Exercise brief =
Copy out each line of the material in which the word "code" appears.

Supplied material =
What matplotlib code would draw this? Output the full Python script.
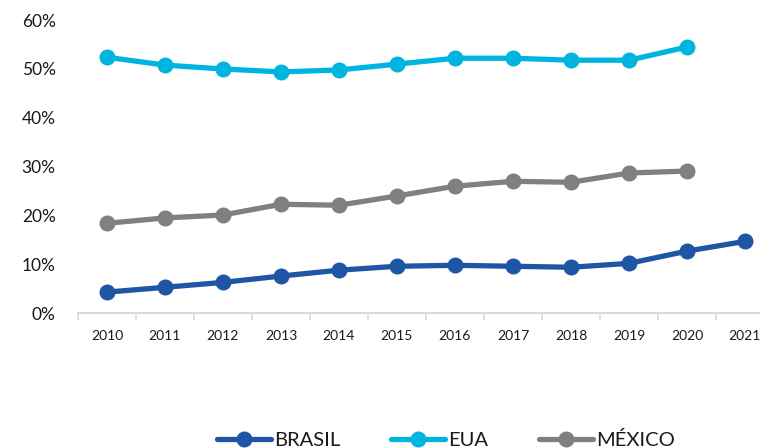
---
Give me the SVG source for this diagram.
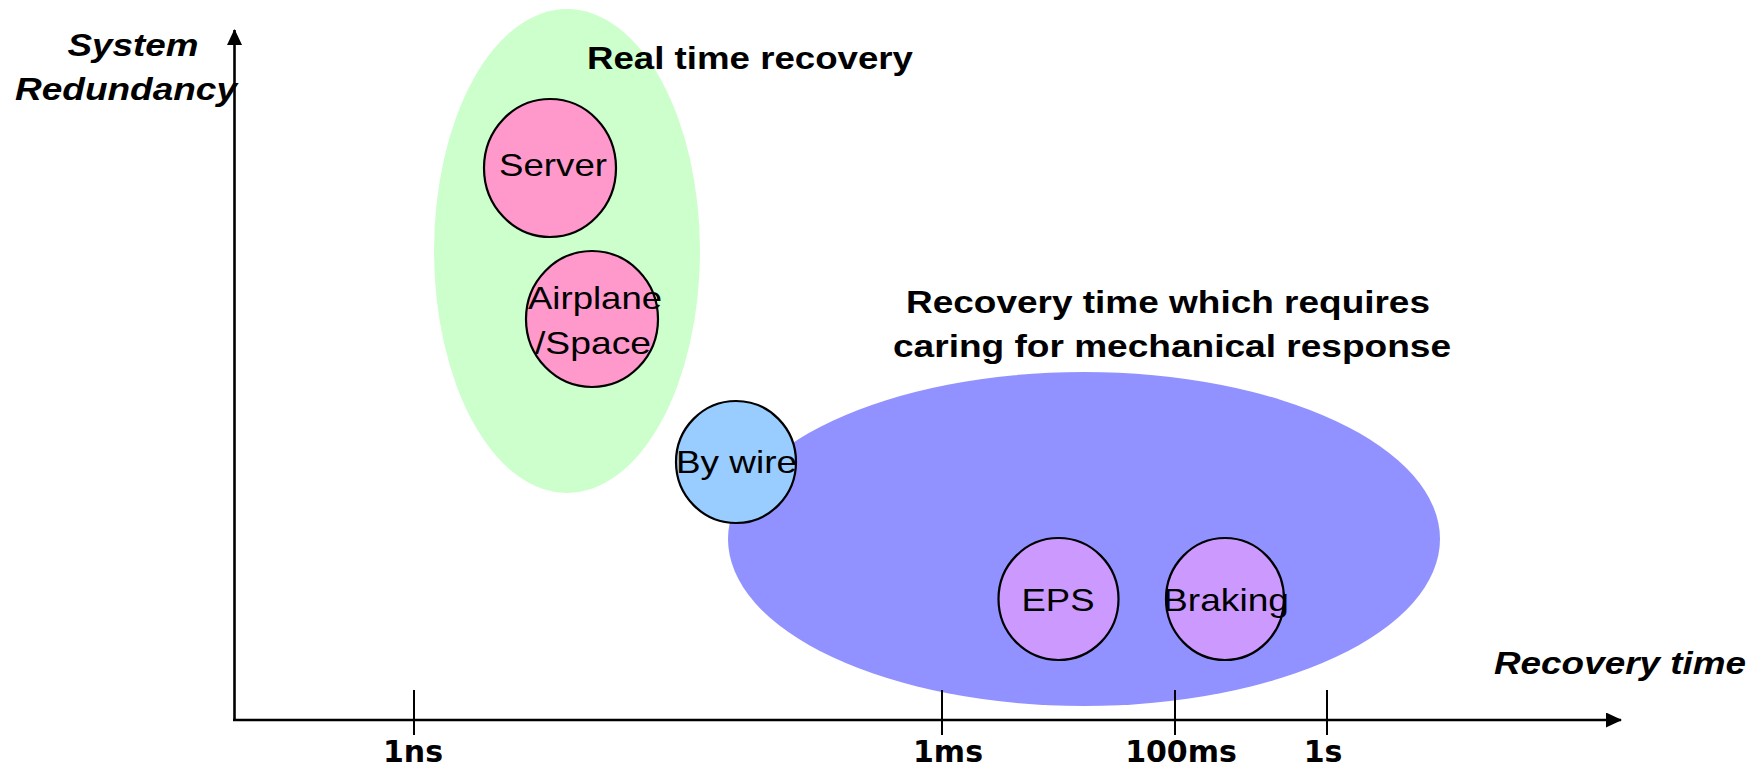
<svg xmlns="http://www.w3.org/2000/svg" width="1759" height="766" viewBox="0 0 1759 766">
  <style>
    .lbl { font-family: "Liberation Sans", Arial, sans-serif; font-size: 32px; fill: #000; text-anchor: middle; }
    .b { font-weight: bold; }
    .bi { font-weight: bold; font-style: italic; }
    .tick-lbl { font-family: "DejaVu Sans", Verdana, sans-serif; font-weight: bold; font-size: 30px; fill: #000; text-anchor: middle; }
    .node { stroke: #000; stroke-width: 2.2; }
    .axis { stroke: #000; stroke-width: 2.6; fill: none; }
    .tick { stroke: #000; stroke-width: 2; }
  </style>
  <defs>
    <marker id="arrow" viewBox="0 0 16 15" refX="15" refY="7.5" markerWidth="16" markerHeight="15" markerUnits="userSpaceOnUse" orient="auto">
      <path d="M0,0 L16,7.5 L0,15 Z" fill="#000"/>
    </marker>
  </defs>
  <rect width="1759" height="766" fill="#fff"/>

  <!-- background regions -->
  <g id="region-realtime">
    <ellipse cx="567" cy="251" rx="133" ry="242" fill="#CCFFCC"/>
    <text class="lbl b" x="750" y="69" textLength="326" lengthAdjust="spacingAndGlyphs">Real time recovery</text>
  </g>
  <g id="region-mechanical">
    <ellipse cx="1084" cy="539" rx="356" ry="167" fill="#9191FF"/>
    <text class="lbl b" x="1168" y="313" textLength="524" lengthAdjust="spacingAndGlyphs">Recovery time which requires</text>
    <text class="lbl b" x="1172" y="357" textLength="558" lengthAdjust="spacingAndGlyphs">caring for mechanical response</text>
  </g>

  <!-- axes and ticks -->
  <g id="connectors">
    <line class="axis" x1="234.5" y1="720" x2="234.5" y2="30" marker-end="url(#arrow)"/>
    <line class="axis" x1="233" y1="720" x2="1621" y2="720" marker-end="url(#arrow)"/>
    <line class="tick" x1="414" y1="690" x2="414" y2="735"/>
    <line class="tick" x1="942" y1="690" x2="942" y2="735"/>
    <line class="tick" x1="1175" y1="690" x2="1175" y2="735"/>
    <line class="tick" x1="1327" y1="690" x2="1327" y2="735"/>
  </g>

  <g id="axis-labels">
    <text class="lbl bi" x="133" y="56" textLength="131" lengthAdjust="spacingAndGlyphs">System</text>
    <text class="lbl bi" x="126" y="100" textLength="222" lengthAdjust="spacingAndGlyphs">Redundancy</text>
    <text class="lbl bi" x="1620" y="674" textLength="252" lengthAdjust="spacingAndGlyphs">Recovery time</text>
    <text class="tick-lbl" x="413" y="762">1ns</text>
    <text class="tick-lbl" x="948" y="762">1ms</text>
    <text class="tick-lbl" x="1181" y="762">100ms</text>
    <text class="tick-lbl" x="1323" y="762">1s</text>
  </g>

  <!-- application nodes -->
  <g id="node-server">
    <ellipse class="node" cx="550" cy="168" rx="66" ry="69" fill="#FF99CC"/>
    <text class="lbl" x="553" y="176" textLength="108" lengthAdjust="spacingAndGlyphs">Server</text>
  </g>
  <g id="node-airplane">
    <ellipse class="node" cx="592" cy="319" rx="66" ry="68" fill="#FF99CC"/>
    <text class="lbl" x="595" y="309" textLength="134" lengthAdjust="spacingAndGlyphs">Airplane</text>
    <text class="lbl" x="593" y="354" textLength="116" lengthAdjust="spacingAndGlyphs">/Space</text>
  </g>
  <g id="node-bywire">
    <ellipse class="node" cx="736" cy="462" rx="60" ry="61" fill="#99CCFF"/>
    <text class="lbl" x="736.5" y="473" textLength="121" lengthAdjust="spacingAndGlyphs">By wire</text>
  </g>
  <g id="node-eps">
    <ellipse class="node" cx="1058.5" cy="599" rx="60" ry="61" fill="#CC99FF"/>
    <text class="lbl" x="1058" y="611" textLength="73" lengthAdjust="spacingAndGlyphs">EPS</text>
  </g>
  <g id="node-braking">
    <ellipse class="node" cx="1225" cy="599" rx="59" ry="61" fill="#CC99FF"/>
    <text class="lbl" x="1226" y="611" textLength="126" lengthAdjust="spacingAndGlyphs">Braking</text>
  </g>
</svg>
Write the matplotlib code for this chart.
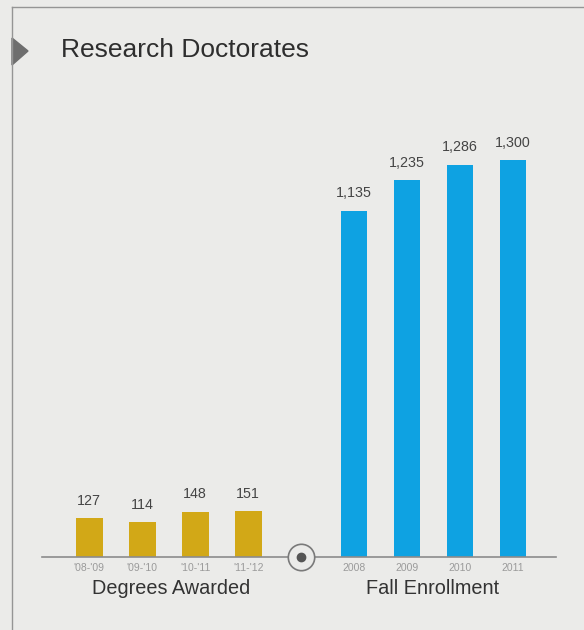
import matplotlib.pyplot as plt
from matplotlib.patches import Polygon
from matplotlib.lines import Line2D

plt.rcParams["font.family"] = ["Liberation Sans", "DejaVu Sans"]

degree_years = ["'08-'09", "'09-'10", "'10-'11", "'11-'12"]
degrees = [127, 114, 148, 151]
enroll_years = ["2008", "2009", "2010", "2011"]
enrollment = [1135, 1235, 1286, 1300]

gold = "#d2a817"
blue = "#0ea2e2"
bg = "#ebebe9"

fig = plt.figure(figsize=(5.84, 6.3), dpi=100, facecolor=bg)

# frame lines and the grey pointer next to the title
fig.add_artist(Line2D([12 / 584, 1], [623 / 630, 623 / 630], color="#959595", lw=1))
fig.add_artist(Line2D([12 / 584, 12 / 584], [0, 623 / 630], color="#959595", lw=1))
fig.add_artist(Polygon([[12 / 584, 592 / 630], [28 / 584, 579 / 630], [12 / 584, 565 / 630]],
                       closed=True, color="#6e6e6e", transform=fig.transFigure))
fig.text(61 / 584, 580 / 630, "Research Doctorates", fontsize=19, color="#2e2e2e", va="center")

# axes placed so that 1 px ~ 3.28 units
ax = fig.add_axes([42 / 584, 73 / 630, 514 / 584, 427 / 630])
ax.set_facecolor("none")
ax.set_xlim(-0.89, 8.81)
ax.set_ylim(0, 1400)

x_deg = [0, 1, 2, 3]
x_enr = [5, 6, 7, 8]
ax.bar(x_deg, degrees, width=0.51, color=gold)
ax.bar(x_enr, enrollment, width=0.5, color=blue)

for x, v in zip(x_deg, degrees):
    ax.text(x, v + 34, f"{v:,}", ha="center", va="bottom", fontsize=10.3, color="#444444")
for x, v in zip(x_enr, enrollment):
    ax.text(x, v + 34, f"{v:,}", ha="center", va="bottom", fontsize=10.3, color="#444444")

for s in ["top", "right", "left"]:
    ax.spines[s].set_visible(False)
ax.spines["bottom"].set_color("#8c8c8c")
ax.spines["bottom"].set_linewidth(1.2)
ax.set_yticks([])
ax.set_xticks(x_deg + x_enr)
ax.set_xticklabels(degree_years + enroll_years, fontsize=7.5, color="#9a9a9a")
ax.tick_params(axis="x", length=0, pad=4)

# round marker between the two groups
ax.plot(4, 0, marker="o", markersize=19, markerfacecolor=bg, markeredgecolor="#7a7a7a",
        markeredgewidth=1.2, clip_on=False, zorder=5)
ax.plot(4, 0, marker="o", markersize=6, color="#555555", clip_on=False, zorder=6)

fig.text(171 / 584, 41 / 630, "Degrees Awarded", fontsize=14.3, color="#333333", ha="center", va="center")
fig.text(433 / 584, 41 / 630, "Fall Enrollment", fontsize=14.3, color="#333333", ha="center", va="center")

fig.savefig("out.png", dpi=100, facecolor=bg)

Finished answer =
What matplotlib code would draw this? Output the full Python script.
Write the matplotlib code for this chart.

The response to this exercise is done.